Sure to entertain and delight readers with its outlandish antics—an exploding microwave! A stolen TV that causes a traffic jam! Grandmas in jail! A stolen raft at the Grand Canyon!—The Harpers’ Holiday Horror feels like a younger cousin to snarky yet heartfelt entertainments like National Lampoon’s Christmas Vacation. Packed with bumptious incidents and characters, this lively seasonal follow-up at times can feel bogged down or lacking narrative momentum, as it affords point-of-view passages to a host of Harpers and others, even if only for one sentence, including the dog, amusingly named Chicken.
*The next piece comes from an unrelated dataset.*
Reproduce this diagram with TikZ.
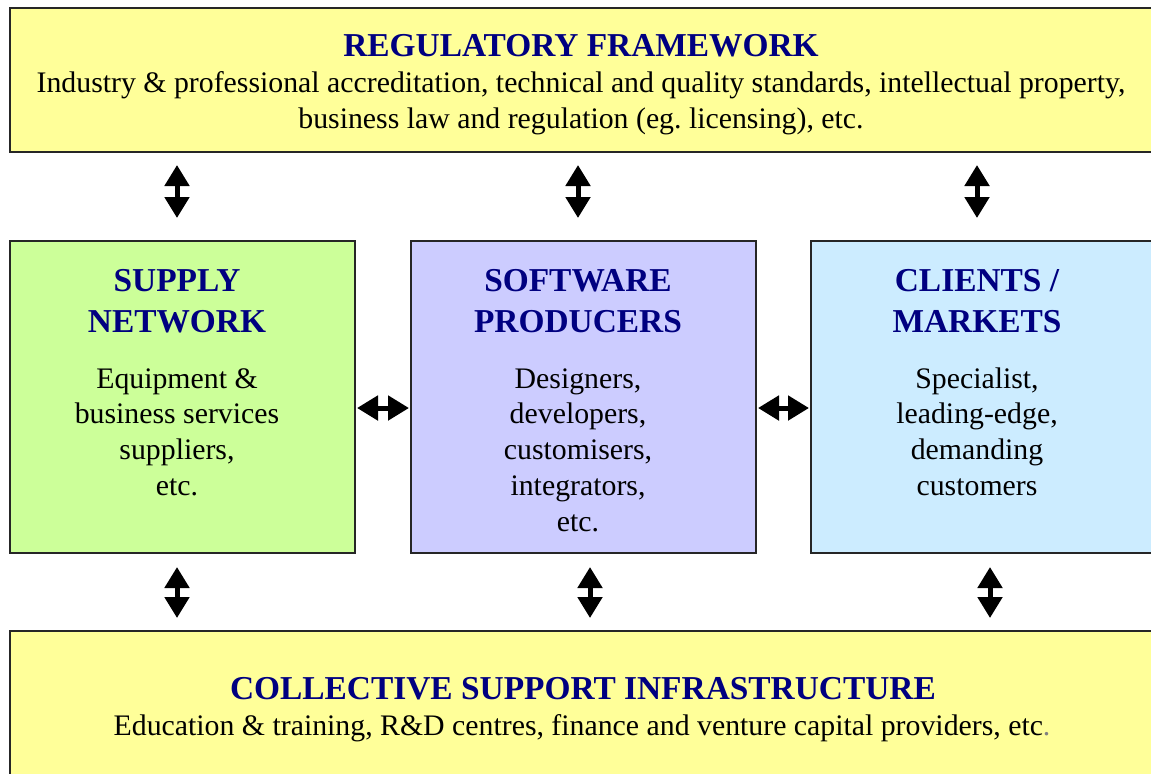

The POVs from strangers seem to underscore how odd and annoying the Harpers and their mischief can be, but many of these characters (including some Harpers) lack a distinct and unique voice.
The most compelling relationship in the book is between Aaliyah and Matthew, who feel like real, if exaggerated, siblings—constantly annoyed with each other and getting into arguments, but ultimately have each other’s backs at the end of the day. Ultimately an ode to the bonds of family, no matter how much they cost or annoy you, Southworth’s raucous story is a unique addition to the mischievous kids' tradition.
Takeaway: The holiday shenanigans of this family of mischief makers is sure to delight young readers.
Great for fans of: Caleb Zane Huett’s Top Elf, Kim Baker’s Pickle: The (Formerly) Anonymous Prank Club of Fountain Point Middle School.